Laughably, Derby’s SU briefly banned all members of UKIP from being on campus – because they were a threat to safety.

Talking of UKIP, the NUS have even gone so far as to agree a national boycott of the anti-EU party, meaning your elected officials will be actively telling students not to vote for Farage’s crones. This from a group of people who couldn’t even agree to condemn ISIS.

Philosopher John Stuart Mill, a champion of personal liberty, said of opinions: “…however true it may be, if it is not fully, frequently, and fearlessly discussed, it will be held as a dead dogma, not a living truth.”

You can’t uphold an idea as untouchable and demonise anyone who says otherwise. If you reckon you’re right in what you think, you should be brave enough to justify it through the exchange of words, rather than plugging fingers in your ears and whistling.

Nietzsche was a seminal thinker who lived before fascism

All of this hand-holding and shielding us from “dangerous” views also seems to be having a negative effect on what we’re taught, with tutors increasingly wary of making their students confront a “difficult” topic.

Professor Kathryn Ecclestone from the University of Sheffield said in Spiked that: “Vulnerability claims [by students] are pressuring academics to become more lenient and less challenging”.

Her university’s online toolkit for lecturers recommends that compulsory modules be removed from the syllabus entirely if they contain a “sensitive” topic that might cause someone stress or emotional harm.

Thing is, we’re grown ups and this is higher education.
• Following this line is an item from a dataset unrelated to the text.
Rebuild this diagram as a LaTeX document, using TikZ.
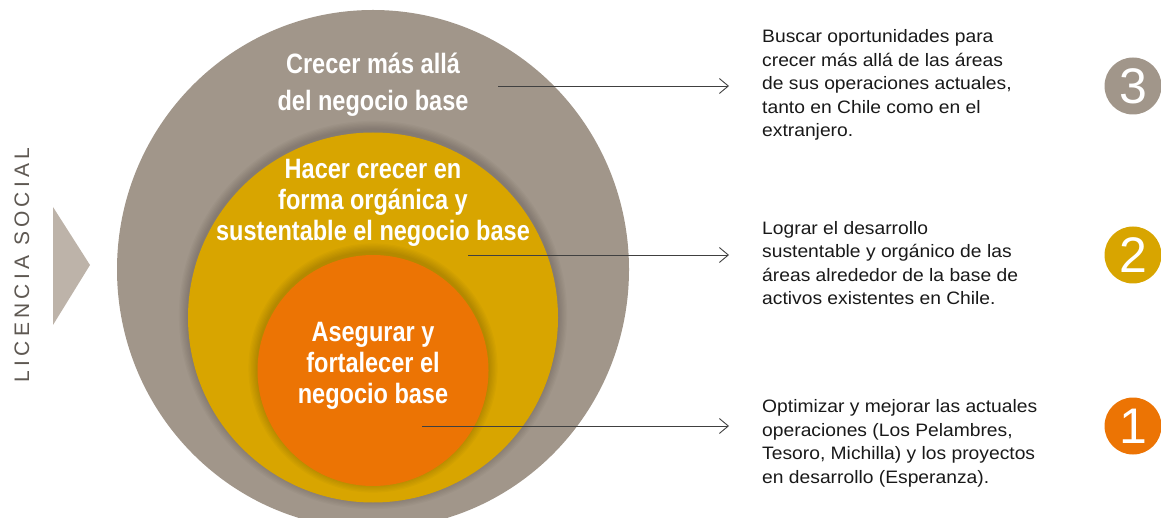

Assuming we’re too emotionally feeble to read a play that contains a rape scene or study historical racism is patronising at best.

Caring for the vulnerable, ignoring everybody else

Of course there are people who have experienced terrible, unimaginable things and so they might not be comfortable with certain topics. But that shouldn’t limit what the vast majority of students are able to learn about.

This treading-on-eggshells mentality is most evident in tutorials and seminars where every opinion and argument is met with the same blithe attempt by the tutor to confirm its worth.

Nobody is wrong. Every opinion is valid. And any in-depth discussion of a provocative or disturbing issue is completely avoided.

Researchers at Aston University recently discovered that our education is actually harmed when we’re shielded from controversial topics, and that the overwhelming majority of students are capable of grappling with these concepts.

Growing up doesn’t always mean feeling safe, secure, and good about yourself, and it’s about time uni reflected that. Just because the people we elected to represent us don’t think controversial views have a place on university campuses doesn’t mean the rest of us do.